_REQUIRED WORK_. From the entries provided below, copy each line that contains the word "this".
[START OF STORED RECORDS]
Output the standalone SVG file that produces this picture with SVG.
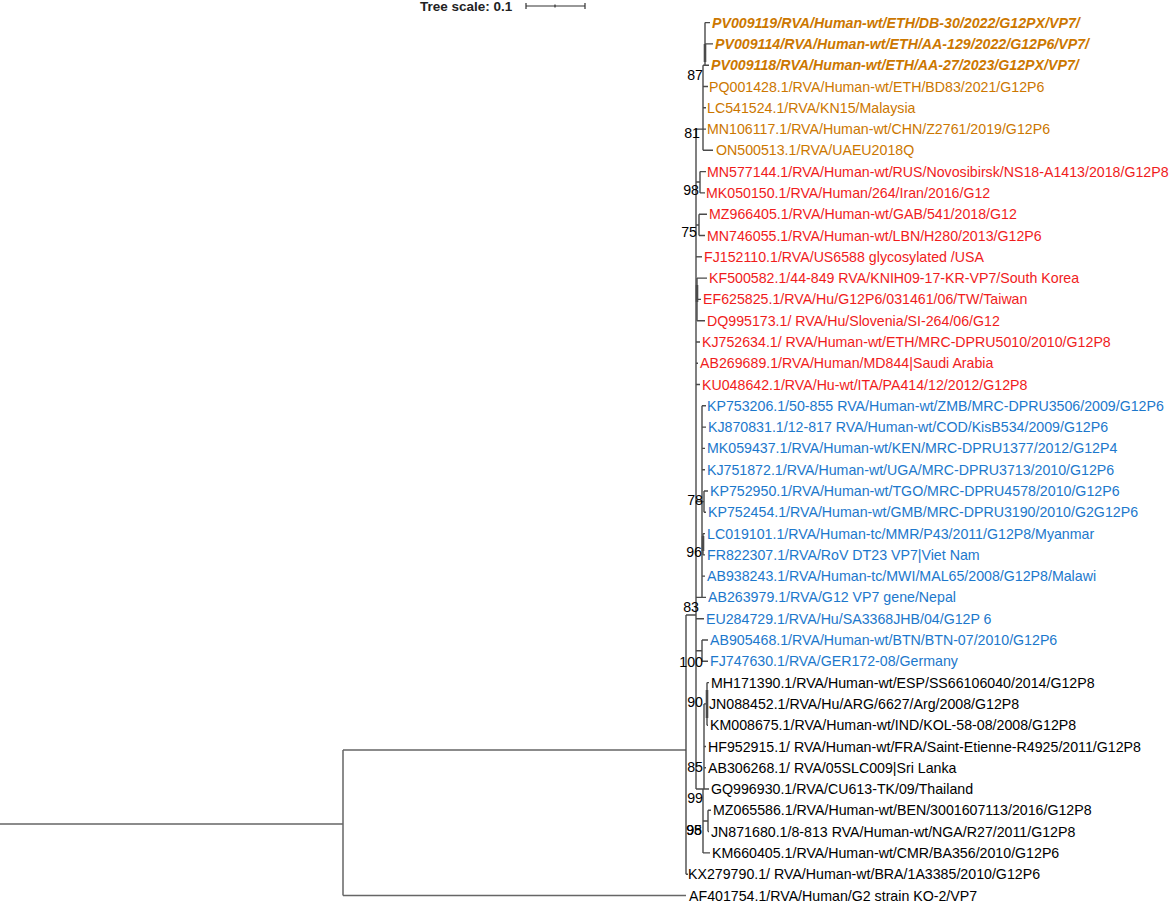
<svg xmlns="http://www.w3.org/2000/svg" width="1170" height="903" viewBox="0 0 1170 903">
<style>
text{font-family:"Liberation Sans",Arial,sans-serif;font-size:14.2px}
.o{fill:#cc7700}
.ob{fill:#cc7700;font-weight:bold;font-style:italic}
.r{fill:#f01c1c}
.b{fill:#1c78cc}
.k{fill:#000}
.bs{fill:#000;text-anchor:end}
.ts{font-size:13.5px;font-weight:bold;fill:#222}
#connectors path{fill:none;stroke:#4a4a4a;stroke-width:1.4}
#connectors path.th{stroke-width:2.6}
#connectors path.root{stroke:#666;stroke-width:1.5}
</style>
<rect width="1170" height="903" fill="#fff"/>
<g id="scale">
<text class="ts" x="420" y="11">Tree scale: 0.1</text>
<path d="M526,6H585M526,3V9M585,3V9M555,4.5V7.5" stroke="#333" stroke-width="1.2" fill="none"/>
</g>
<g id="connectors">
<path class="root" d="M0,824H343M343,750V895.5M343,895.5H686M343,750H686"/>
<path d="M686,615V874.2M686,874.2H688M686,615H696"/>
<path d="M696,129.1V789"/>
<path d="M696,129.1H703M703,65.2V150.3M703,86.5H708M703,107.8H706M703,129.1H706M703,150.3H713"/>
<path d="M703,65.2H705M705,22.6V65.2M705,22.6H710M705,43.9H713M705,65.2H709"/>
<path class="th" d="M705,44V62"/>
<path d="M696,182H700M700,171.6V192.9M700,171.6H706M700,192.9H705"/>
<path d="M696,225H699M699,214.2V235.5M699,214.2H707M699,235.5H705"/>
<path d="M696,256.8H702"/>
<path d="M696,299.4H697M697,278.1V320.7M697,278.1H707M697,299.4H701M697,320.7H705"/>
<path class="th" d="M697,285V302"/>
<path d="M696,342H700M696,363.2H698M696,384.5H700"/>
<path d="M696,501.6H702M702,405.8V597.4M702,405.8H706M702,427.1H706M702,448.4H705M702,469.7H705"/>
<path d="M702,501.6H704M704,491V512.3M704,491H708M704,512.3H706"/>
<path d="M702,544.3H703M703,533.6V554.9M703,533.6H705M703,554.9H705"/>
<path class="th" d="M703,536V551"/>
<path d="M702,576.1H705M696,597.4H706M696,618.7H704"/>
<path d="M696,650.7H702M702,640V661.3M702,640H708M702,661.3H708"/>
<path d="M696,789H709M704,703.9V789M704,703.9H707M707,682.6V725.2M707,682.6H709M707,725.2H708M704,746.5H706M704,767.8H706"/>
<path class="th" d="M707,690V718"/>
<path d="M703,789V852.9M703,821H708M708,810.3V831.6M708,810.3H711M708,831.6H709M703,852.9H710"/>
</g>
<g id="bootstrap">
<text class="bs" x="703" y="80">87</text>
<text class="bs" x="700" y="138">81</text>
<text class="bs" x="699" y="195">98</text>
<text class="bs" x="697" y="237">75</text>
<text class="bs" x="703" y="505">78</text>
<text class="bs" x="702" y="557">96</text>
<text class="bs" x="699" y="612">83</text>
<text class="bs" x="703" y="667">100</text>
<text class="bs" x="703" y="707">90</text>
<text class="bs" x="703" y="772">85</text>
<text class="bs" x="703" y="803">99</text>
<text class="bs" x="702" y="835">98</text>
<text class="bs" x="702" y="835">95</text>
</g>
<g id="n0"><text class="ob" x="712" y="27.6">PV009119/RVA/Human-wt/ETH/DB-30/2022/G12PX/VP7/</text></g>
<g id="n1"><text class="ob" x="715" y="48.9">PV009114/RVA/Human-wt/ETH/AA-129/2022/G12P6/VP7/</text></g>
<g id="n2"><text class="ob" x="711" y="70.2">PV009118/RVA/Human-wt/ETH/AA-27/2023/G12PX/VP7/</text></g>
<g id="n3"><text class="o" x="709" y="91.5">PQ001428.1/RVA/Human-wt/ETH/BD83/2021/G12P6</text></g>
<g id="n4"><text class="o" x="707" y="112.8">LC541524.1/RVA/KN15/Malaysia</text></g>
<g id="n5"><text class="o" x="707" y="134.1">MN106117.1/RVA/Human-wt/CHN/Z2761/2019/G12P6</text></g>
<g id="n6"><text class="o" x="716" y="155.3">ON500513.1/RVA/UAEU2018Q</text></g>
<g id="n7"><text class="r" x="707" y="176.6">MN577144.1/RVA/Human-wt/RUS/Novosibirsk/NS18-A1413/2018/G12P8</text></g>
<g id="n8"><text class="r" x="706" y="197.9">MK050150.1/RVA/Human/264/Iran/2016/G12</text></g>
<g id="n9"><text class="r" x="709" y="219.2">MZ966405.1/RVA/Human-wt/GAB/541/2018/G12</text></g>
<g id="n10"><text class="r" x="707" y="240.5">MN746055.1/RVA/Human-wt/LBN/H280/2013/G12P6</text></g>
<g id="n11"><text class="r" x="704" y="261.8">FJ152110.1/RVA/US6588 glycosylated /USA</text></g>
<g id="n12"><text class="r" x="709" y="283.1">KF500582.1/44-849 RVA/KNIH09-17-KR-VP7/South Korea</text></g>
<g id="n13"><text class="r" x="703" y="304.4">EF625825.1/RVA/Hu/G12P6/031461/06/TW/Taiwan</text></g>
<g id="n14"><text class="r" x="707" y="325.7">DQ995173.1/ RVA/Hu/Slovenia/SI-264/06/G12</text></g>
<g id="n15"><text class="r" x="702" y="347">KJ752634.1/ RVA/Human-wt/ETH/MRC-DPRU5010/2010/G12P8</text></g>
<g id="n16"><text class="r" x="700" y="368.2">AB269689.1/RVA/Human/MD844|Saudi Arabia</text></g>
<g id="n17"><text class="r" x="702" y="389.5">KU048642.1/RVA/Hu-wt/ITA/PA414/12/2012/G12P8</text></g>
<g id="n18"><text class="b" x="707" y="410.8">KP753206.1/50-855 RVA/Human-wt/ZMB/MRC-DPRU3506/2009/G12P6</text></g>
<g id="n19"><text class="b" x="708" y="432.1">KJ870831.1/12-817 RVA/Human-wt/COD/KisB534/2009/G12P6</text></g>
<g id="n20"><text class="b" x="707" y="453.4">MK059437.1/RVA/Human-wt/KEN/MRC-DPRU1377/2012/G12P4</text></g>
<g id="n21"><text class="b" x="707" y="474.7">KJ751872.1/RVA/Human-wt/UGA/MRC-DPRU3713/2010/G12P6</text></g>
<g id="n22"><text class="b" x="710" y="496">KP752950.1/RVA/Human-wt/TGO/MRC-DPRU4578/2010/G12P6</text></g>
<g id="n23"><text class="b" x="708" y="517.3">KP752454.1/RVA/Human-wt/GMB/MRC-DPRU3190/2010/G2G12P6</text></g>
<g id="n24"><text class="b" x="707" y="538.6">LC019101.1/RVA/Human-tc/MMR/P43/2011/G12P8/Myanmar</text></g>
<g id="n25"><text class="b" x="707" y="559.9">FR822307.1/RVA/RoV DT23 VP7|Viet Nam</text></g>
<g id="n26"><text class="b" x="707" y="581.1">AB938243.1/RVA/Human-tc/MWI/MAL65/2008/G12P8/Malawi</text></g>
<g id="n27"><text class="b" x="708" y="602.4">AB263979.1/RVA/G12 VP7 gene/Nepal</text></g>
<g id="n28"><text class="b" x="706" y="623.7">EU284729.1/RVA/Hu/SA3368JHB/04/G12P 6</text></g>
<g id="n29"><text class="b" x="710" y="645">AB905468.1/RVA/Human-wt/BTN/BTN-07/2010/G12P6</text></g>
<g id="n30"><text class="b" x="710" y="666.3">FJ747630.1/RVA/GER172-08/Germany</text></g>
<g id="n31"><text class="k" x="711" y="687.6">MH171390.1/RVA/Human-wt/ESP/SS66106040/2014/G12P8</text></g>
<g id="n32"><text class="k" x="709" y="708.9">JN088452.1/RVA/Hu/ARG/6627/Arg/2008/G12P8</text></g>
<g id="n33"><text class="k" x="710" y="730.2">KM008675.1/RVA/Human-wt/IND/KOL-58-08/2008/G12P8</text></g>
<g id="n34"><text class="k" x="708" y="751.5">HF952915.1/ RVA/Human-wt/FRA/Saint-Etienne-R4925/2011/G12P8</text></g>
<g id="n35"><text class="k" x="708" y="772.8">AB306268.1/ RVA/05SLC009|Sri Lanka</text></g>
<g id="n36"><text class="k" x="711" y="794">GQ996930.1/RVA/CU613-TK/09/Thailand</text></g>
<g id="n37"><text class="k" x="713" y="815.3">MZ065586.1/RVA/Human-wt/BEN/3001607113/2016/G12P8</text></g>
<g id="n38"><text class="k" x="711" y="836.6">JN871680.1/8-813 RVA/Human-wt/NGA/R27/2011/G12P8</text></g>
<g id="n39"><text class="k" x="712" y="857.9">KM660405.1/RVA/Human-wt/CMR/BA356/2010/G12P6</text></g>
<g id="n40"><text class="k" x="688" y="879.2">KX279790.1/ RVA/Human-wt/BRA/1A3385/2010/G12P6</text></g>
<g id="n41"><text class="k" x="689" y="900.5">AF401754.1/RVA/Human/G2 strain KO-2/VP7</text></g>
</svg>
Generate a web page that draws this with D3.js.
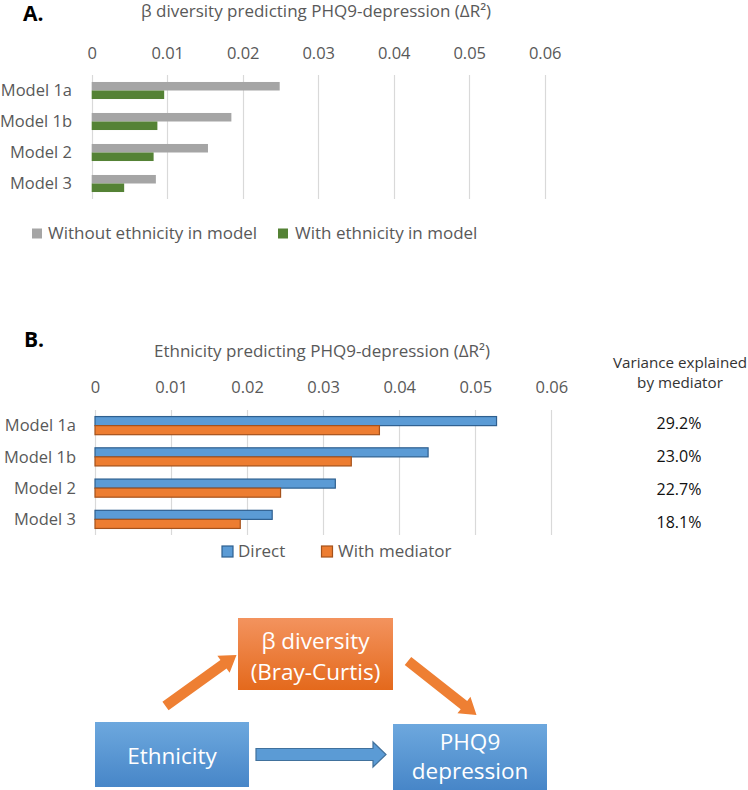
<!DOCTYPE html>
<html>
<head>
<meta charset="utf-8">
<script src="https://cdn.jsdelivr.net/npm/d3@7"></script>
<style>
  html, body { margin: 0; padding: 0; background: #fff; }
  svg text { font-family: "Open Sans", "Noto Sans", sans-serif; }
</style>
</head>
<body>
<svg id="chart" width="748" height="790"></svg>
<script>
// ---------- DATA ----------
const categories = ["Model 1a", "Model 1b", "Model 2", "Model 3"];
const tickValues = [0, 0.01, 0.02, 0.03, 0.04, 0.05, 0.06];

// Panel A: beta diversity predicting PHQ9-depression (ΔR²)
const seriesA = ["Without ethnicity in model", "With ethnicity in model"];
const withoutEthnicity = [0.0249, 0.0185, 0.0154, 0.0085];
const withEthnicity    = [0.0096, 0.0087, 0.0082, 0.0043];

// Panel B: ethnicity predicting PHQ9-depression (ΔR²)
const seriesB = ["Direct", "With mediator"];
const directEffect  = [0.0528, 0.0438, 0.0316, 0.0233];
const withMediator  = [0.0374, 0.0337, 0.0244, 0.0191];
const varianceExplained = ["29.2%", "23.0%", "22.7%", "18.1%"];

// ---------- DRAW ----------
const svg = d3.select("#chart");
const grey = "#595959";
const fmt = d => d === 0 ? "0" : d3.format(".2f")(d);

function panel(opts) {
  const g = svg.append("g");
  const x = d3.scaleLinear().domain([0, 0.06]).range([opts.x0, opts.x1]);
  const y = d3.scaleBand().domain(categories).range([opts.y0, opts.y1])
    .paddingInner(opts.padIn).paddingOuter(opts.padIn / 2);
  const ys = d3.scaleBand().domain([0, 1]).range([0, y.bandwidth()]);

  // gridlines
  g.append("g").selectAll("line").data(tickValues).join("line")
    .attr("x1", d => Math.round(x(d)) + 0.5).attr("x2", d => Math.round(x(d)) + 0.5)
    .attr("y1", opts.y0).attr("y2", opts.y1)
    .attr("stroke", "#d9d9d9").attr("stroke-width", 1.2);

  // top axis tick labels
  const ax = d3.axisTop(x).tickValues(tickValues).tickFormat(fmt).tickSize(0).tickPadding(0);
  const axg = g.append("g").attr("transform", `translate(0,${opts.tickY})`).call(ax);
  axg.select(".domain").remove();
  axg.selectAll("text").attr("fill", grey).attr("font-size", 16.5)
    .attr("font-family", "Open Sans").attr("dy", 0);

  // category labels
  g.append("g").selectAll("text").data(categories).join("text")
    .attr("x", opts.labelX).attr("y", d => y(d) + y.bandwidth() / 2)
    .attr("dy", "0.35em").attr("text-anchor", "end")
    .attr("font-size", 16.5).attr("fill", grey).text(d => d);

  // bars
  [opts.s1, opts.s2].forEach((vals, si) => {
    g.append("g").selectAll("rect").data(vals).join("rect")
      .attr("x", x(0))
      .attr("y", (d, i) => y(categories[i]) + ys(si))
      .attr("width", d => x(d) - x(0))
      .attr("height", ys.bandwidth())
      .attr("fill", opts.colors[si])
      .attr("stroke", opts.strokes ? opts.strokes[si] : "none")
      .attr("stroke-width", opts.strokes ? 1.2 : 0);
  });

  // title
  g.append("text").attr("x", opts.titleX).attr("y", opts.titleY)
    .attr("text-anchor", "middle").attr("font-size", 17).attr("fill", grey)
    .text(opts.title);

  // legend
  opts.legend.forEach((L, i) => {
    g.append("rect").attr("x", L.x).attr("y", opts.legY - L.s / 2 - 5.5)
      .attr("width", L.s).attr("height", L.s)
      .attr("fill", opts.colors[i])
      .attr("stroke", opts.strokes ? opts.strokes[i] : "none")
      .attr("stroke-width", opts.strokes ? 1.2 : 0);
    g.append("text").attr("x", L.tx).attr("y", opts.legY)
      .attr("font-size", 17).attr("fill", grey).text(opts.series[i]);
  });
  return { x, y };
}

// Panel letters
svg.append("text").attr("x", 23).attr("y", 21).attr("font-size", 21)
  .attr("font-weight", "bold").attr("font-family", "Liberation Sans, Arial").attr("fill", "#000").text("A.");
svg.append("text").attr("x", 24).attr("y", 347).attr("font-size", 21)
  .attr("font-weight", "bold").attr("font-family", "Liberation Sans, Arial").attr("fill", "#000").text("B.");

panel({
  x0: 91.7, x1: 544.7, y0: 75, y1: 199, padIn: 0.45, tickY: 59, labelX: 72,
  s1: withoutEthnicity, s2: withEthnicity, colors: ["#a5a5a5", "#548235"],
  title: "β diversity predicting PHQ9-depression (ΔR²)", titleX: 316, titleY: 17,
  series: seriesA, legY: 239,
  legend: [{ x: 32, s: 10, tx: 48 }, { x: 278, s: 10, tx: 295 }]
});

const pB = panel({
  x0: 95, x1: 551.3, y0: 410, y1: 535, padIn: 0.42, tickY: 393, labelX: 76,
  s1: directEffect, s2: withMediator, colors: ["#5b9bd5", "#ed7d31"],
  strokes: ["#2e5f8f", "#a5521b"],
  title: "Ethnicity predicting PHQ9-depression (ΔR²)", titleX: 322, titleY: 357,
  series: seriesB, legY: 557,
  legend: [{ x: 222, s: 11, tx: 238 }, { x: 321.5, s: 11, tx: 338 }]
});

// Variance explained column
svg.append("text").attr("x", 680).attr("y", 368).attr("text-anchor", "middle")
  .attr("font-size", 15.2).attr("fill", "#333").text("Variance explained");
svg.append("text").attr("x", 680).attr("y", 388).attr("text-anchor", "middle")
  .attr("font-size", 15.2).attr("fill", "#333").text("by mediator");
const pctY = d3.scalePoint().domain(categories).range([423.3, 522.7]);
svg.append("g").selectAll("text").data(varianceExplained).join("text")
  .attr("x", 679)
  .attr("y", (d, i) => pctY(categories[i]))
  .attr("dy", "0.35em").attr("text-anchor", "middle")
  .attr("font-size", 16).attr("fill", "#111").text(d => d);

// ---------- Mediation diagram ----------
const defs = svg.append("defs");
function grad(id, c1, c2) {
  const lg = defs.append("linearGradient").attr("id", id)
    .attr("x1", 0).attr("y1", 0).attr("x2", 0).attr("y2", 1);
  lg.append("stop").attr("offset", "0%").attr("stop-color", c1);
  lg.append("stop").attr("offset", "100%").attr("stop-color", c2);
}
grad("gOrange", "#f3935e", "#e4691c");
grad("gBlue", "#6da8de", "#4786c8");

const diagram = svg.append("g");
function arrow(x1, y1, x2, y2, sw, hw, hl, fill, stroke) {
  const dx = x2 - x1, dy = y2 - y1, L = Math.hypot(dx, dy);
  const ux = dx / L, uy = dy / L, px = -uy, py = ux;
  const bx = x2 - ux * hl, by = y2 - uy * hl;
  const pts = [
    [x1 + px * sw / 2, y1 + py * sw / 2],
    [bx + px * sw / 2, by + py * sw / 2],
    [bx + px * hw / 2, by + py * hw / 2],
    [x2, y2],
    [bx - px * hw / 2, by - py * hw / 2],
    [bx - px * sw / 2, by - py * sw / 2],
    [x1 - px * sw / 2, y1 - py * sw / 2]
  ];
  diagram.append("polygon").attr("points", pts.map(p => p.join(",")).join(" "))
    .attr("fill", fill).attr("stroke", stroke || "none").attr("stroke-width", stroke ? 1.2 : 0);
}
arrow(165.5, 706, 236.5, 655, 10.5, 21, 16, "#ee7f33");
arrow(408, 661, 476.5, 715, 10.5, 21, 16, "#ee7f33");
arrow(256, 754.5, 386, 754.5, 12, 25, 13, "#5b9bd5", "#41719c");

function box(x, y, w, h, fillId, lines) {
  diagram.append("rect").attr("x", x).attr("y", y).attr("width", w).attr("height", h)
    .attr("fill", `url(#${fillId})`);
  lines.forEach(l => diagram.append("text").attr("x", x + w / 2).attr("y", l.y)
    .attr("text-anchor", "middle").attr("font-size", 22.5).attr("fill", "#fff").text(l.t));
}
box(238, 618, 155, 72, "gOrange", [{ t: "β diversity", y: 649 }, { t: "(Bray-Curtis)", y: 680 }]);
box(95, 722, 154, 65, "gBlue", [{ t: "Ethnicity", y: 764 }]);
box(393, 724, 154, 66, "gBlue", [{ t: "PHQ9", y: 750 }, { t: "depression", y: 779 }]);
</script>
</body>
</html>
[END OF STORED RECORDS]
_WRITTEN ANSWER_.
Output the standalone SVG file that produces this picture with SVG.
Generate a web page that draws this with D3.js.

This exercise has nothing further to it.